DATA BLOCK:
══════════════════════════════

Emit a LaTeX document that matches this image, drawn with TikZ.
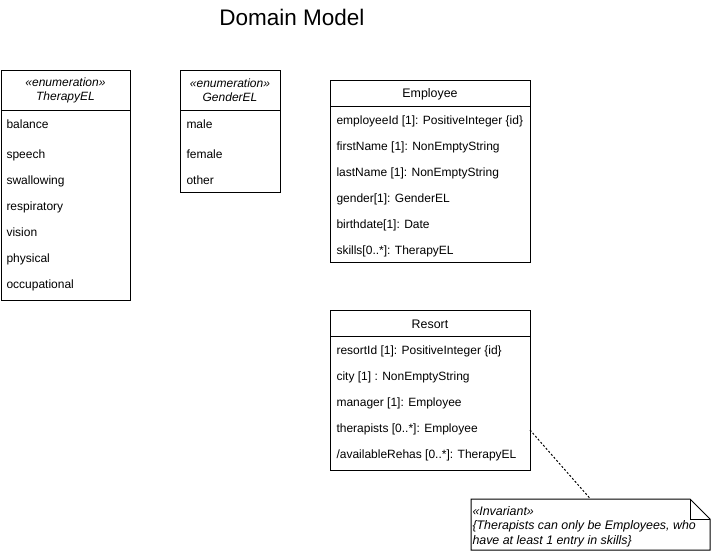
\documentclass[tikz,border=0pt]{standalone}
\usepackage{fontspec}
\setmainfont{Liberation Sans}
\begin{document}
\begin{tikzpicture}[x=1pt,y=-1pt,line width=1pt,
  box/.style={draw,anchor=north west,inner sep=0,outer sep=0},
  attr/.style={anchor=base west,inner sep=0,font=\fontsize{12}{14}\selectfont},
  hdr/.style={align=center,inner sep=0,font=\fontsize{12}{14}\selectfont\itshape},
  ttl/.style={inner sep=0,font=\fontsize{12.4}{14}\selectfont},
  notetxt/.style={anchor=base west,inner sep=0,font=\fontsize{12.4}{14}\selectfont\itshape}]
\useasboundingbox (0,0) rectangle (711,551);
\node[inner sep=0,font=\fontsize{22.5}{26}\selectfont] (title) at (292,17) {Domain Model};

% TherapyEL
\node[box,minimum width=129,minimum height=230] (ther) at (1,70) {};
\draw (1,110) -- (130,110);
\node[hdr] (therh) at (65.5,90) {«enumeration»\\TherapyEL};
\foreach \t/\y [count=\i] in {balance/128,speech/158,swallowing/184,respiratory/210,vision/236,physical/262,occupational/288}
  \node[attr] (ther\i) at (6,\y) {\t};

% GenderEL
\node[box,minimum width=100,minimum height=122] (gen) at (180,70) {};
\draw (180,110) -- (280,110);
\node[hdr] (genh) at (230,90) {«enumeration»\\GenderEL};
\foreach \t/\y [count=\i] in {male/128,female/158,other/184}
  \node[attr] (gen\i) at (186,\y) {\t};

% Employee
\node[box,minimum width=200,minimum height=182] (emp) at (330,80) {};
\draw (330,106) -- (530,106);
\node[ttl] (empt) at (430,94.5) {Employee};
\foreach \t/\y [count=\i] in {{employeeId [1]: PositiveInteger \{id\}}/124,{firstName [1]: NonEmptyString}/150,{lastName [1]: NonEmptyString}/176,{gender[1]: GenderEL}/202,{birthdate[1]: Date}/228,{skills[0..*]: TherapyEL}/254}
  \node[attr] (emp\i) at (336,\y) {\t};

% Resort
\node[box,minimum width=200,minimum height=160] (res) at (330,310) {};
\draw (330,336) -- (530,336);
\node[ttl] (rest) at (430,324.5) {Resort};
\foreach \t/\y [count=\i] in {{resortId [1]: PositiveInteger \{id\}}/354,{city [1] : NonEmptyString}/380,{manager [1]: Employee}/406,{therapists [0..*]: Employee}/432,{/availableRehas [0..*]: TherapyEL}/458}
  \node[attr] (res\i) at (336,\y) {\t};

% Note
\node[inner sep=0,outer sep=0,minimum width=239,minimum height=51,anchor=north west] (note) at (471,499) {};
\draw (note.north west) -- ++(219,0) -- (note.north east |- 0,519) -- (note.south east) -- (note.south west) -- cycle;
\draw (690,499) -- (690,519) -- (710,519);
\node[notetxt] (n1) at (472,515) {«Invariant»};
\node[notetxt] (n2) at (472,529.5) {\{Therapists can only be Employees, who};
\node[notetxt] (n3) at (472,544) {have at least 1 entry in skills\}};

\coordinate (ra) at (530,430);
\draw[dash pattern=on 2pt off 2pt] (ra) -- (note.north);
\end{tikzpicture}
\end{document}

══════════════════════════════

Leave the pictures out and reproduce exactly the lines from the top of the listing above through the line with "(res\i) at (336,\y)".

Emit a LaTeX document that matches this image, drawn with TikZ.
\documentclass[tikz,border=0pt]{standalone}
\usepackage{fontspec}
\setmainfont{Liberation Sans}
\begin{document}
\begin{tikzpicture}[x=1pt,y=-1pt,line width=1pt,
  box/.style={draw,anchor=north west,inner sep=0,outer sep=0},
  attr/.style={anchor=base west,inner sep=0,font=\fontsize{12}{14}\selectfont},
  hdr/.style={align=center,inner sep=0,font=\fontsize{12}{14}\selectfont\itshape},
  ttl/.style={inner sep=0,font=\fontsize{12.4}{14}\selectfont},
  notetxt/.style={anchor=base west,inner sep=0,font=\fontsize{12.4}{14}\selectfont\itshape}]
\useasboundingbox (0,0) rectangle (711,551);
\node[inner sep=0,font=\fontsize{22.5}{26}\selectfont] (title) at (292,17) {Domain Model};

% TherapyEL
\node[box,minimum width=129,minimum height=230] (ther) at (1,70) {};
\draw (1,110) -- (130,110);
\node[hdr] (therh) at (65.5,90) {«enumeration»\\TherapyEL};
\foreach \t/\y [count=\i] in {balance/128,speech/158,swallowing/184,respiratory/210,vision/236,physical/262,occupational/288}
  \node[attr] (ther\i) at (6,\y) {\t};

% GenderEL
\node[box,minimum width=100,minimum height=122] (gen) at (180,70) {};
\draw (180,110) -- (280,110);
\node[hdr] (genh) at (230,90) {«enumeration»\\GenderEL};
\foreach \t/\y [count=\i] in {male/128,female/158,other/184}
  \node[attr] (gen\i) at (186,\y) {\t};

% Employee
\node[box,minimum width=200,minimum height=182] (emp) at (330,80) {};
\draw (330,106) -- (530,106);
\node[ttl] (empt) at (430,94.5) {Employee};
\foreach \t/\y [count=\i] in {{employeeId [1]: PositiveInteger \{id\}}/124,{firstName [1]: NonEmptyString}/150,{lastName [1]: NonEmptyString}/176,{gender[1]: GenderEL}/202,{birthdate[1]: Date}/228,{skills[0..*]: TherapyEL}/254}
  \node[attr] (emp\i) at (336,\y) {\t};

% Resort
\node[box,minimum width=200,minimum height=160] (res) at (330,310) {};
\draw (330,336) -- (530,336);
\node[ttl] (rest) at (430,324.5) {Resort};
\foreach \t/\y [count=\i] in {{resortId [1]: PositiveInteger \{id\}}/354,{city [1] : NonEmptyString}/380,{manager [1]: Employee}/406,{therapists [0..*]: Employee}/432,{/availableRehas [0..*]: TherapyEL}/458}
  \node[attr] (res\i) at (336,\y) {\t};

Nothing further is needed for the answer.